Task brief:
Copy out the listing in full, exactly as written, but not its pictures.

Dataset extract:
▬▬▬
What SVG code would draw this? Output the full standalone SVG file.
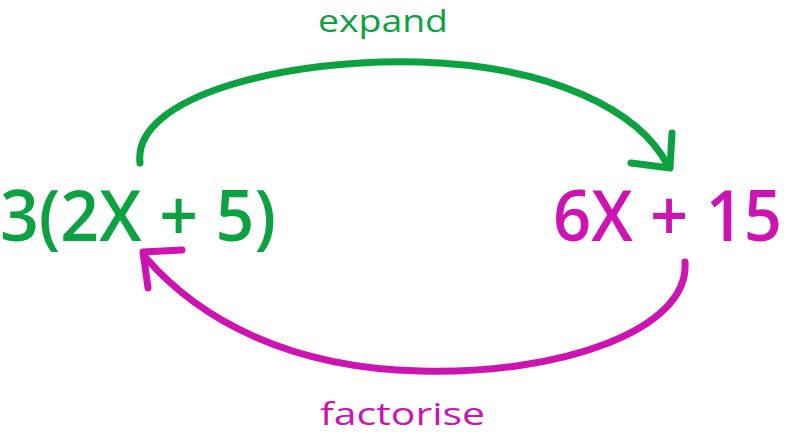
<svg xmlns="http://www.w3.org/2000/svg" width="791" height="440" viewBox="0 0 791 440">
<style>
.g{fill:#0da241}.m{fill:#cc14b0}
.t{font-family:"Open Sans","Noto Sans",sans-serif;font-weight:600}
.big{font-size:70px}
.lab{font-size:31px;font-weight:400}
.arc{fill:none;stroke-width:7;stroke-linecap:round;stroke-linejoin:round}
</style>
<rect width="791" height="440" fill="#fff"/>
<g id="left"><text class="t big g" x="0" y="241" textLength="276" lengthAdjust="spacingAndGlyphs">3(2X + 5)</text></g>
<g id="right"><text class="t big m" x="553" y="241" textLength="229" lengthAdjust="spacingAndGlyphs">6X + 15</text></g>
<g id="expand-label"><text class="t lab g" x="318" y="32" textLength="130" lengthAdjust="spacingAndGlyphs">expand</text></g>
<g id="factorise-label"><text class="t lab m" x="320" y="425" textLength="165" lengthAdjust="spacingAndGlyphs">factorise</text></g>
<g id="connectors">
<path class="arc" stroke="#0da241" d="M140,163 C 132,95 290,58 420,62 C 550,66 640,110 668,166"/>
<path class="arc" stroke="#0da241" d="M631,163 L670,168 L672,133"/>
<path class="arc" stroke="#cc14b0" d="M685,262 C 690,330 560,375 420,371 C 290,368 200,320 146,258"/>
<path class="arc" stroke="#cc14b0" d="M182,250 L143,252 L148,288"/>
</g>
</svg>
▬▬▬
Response:
What SVG code would draw this? Output the full standalone SVG file.
<svg xmlns="http://www.w3.org/2000/svg" width="791" height="440" viewBox="0 0 791 440">
<style>
.g{fill:#0da241}.m{fill:#cc14b0}
.t{font-family:"Open Sans","Noto Sans",sans-serif;font-weight:600}
.big{font-size:70px}
.lab{font-size:31px;font-weight:400}
.arc{fill:none;stroke-width:7;stroke-linecap:round;stroke-linejoin:round}
</style>
<rect width="791" height="440" fill="#fff"/>
<g id="left"><text class="t big g" x="0" y="241" textLength="276" lengthAdjust="spacingAndGlyphs">3(2X + 5)</text></g>
<g id="right"><text class="t big m" x="553" y="241" textLength="229" lengthAdjust="spacingAndGlyphs">6X + 15</text></g>
<g id="expand-label"><text class="t lab g" x="318" y="32" textLength="130" lengthAdjust="spacingAndGlyphs">expand</text></g>
<g id="factorise-label"><text class="t lab m" x="320" y="425" textLength="165" lengthAdjust="spacingAndGlyphs">factorise</text></g>
<g id="connectors">
<path class="arc" stroke="#0da241" d="M140,163 C 132,95 290,58 420,62 C 550,66 640,110 668,166"/>
<path class="arc" stroke="#0da241" d="M631,163 L670,168 L672,133"/>
<path class="arc" stroke="#cc14b0" d="M685,262 C 690,330 560,375 420,371 C 290,368 200,320 146,258"/>
<path class="arc" stroke="#cc14b0" d="M182,250 L143,252 L148,288"/>
</g>
</svg>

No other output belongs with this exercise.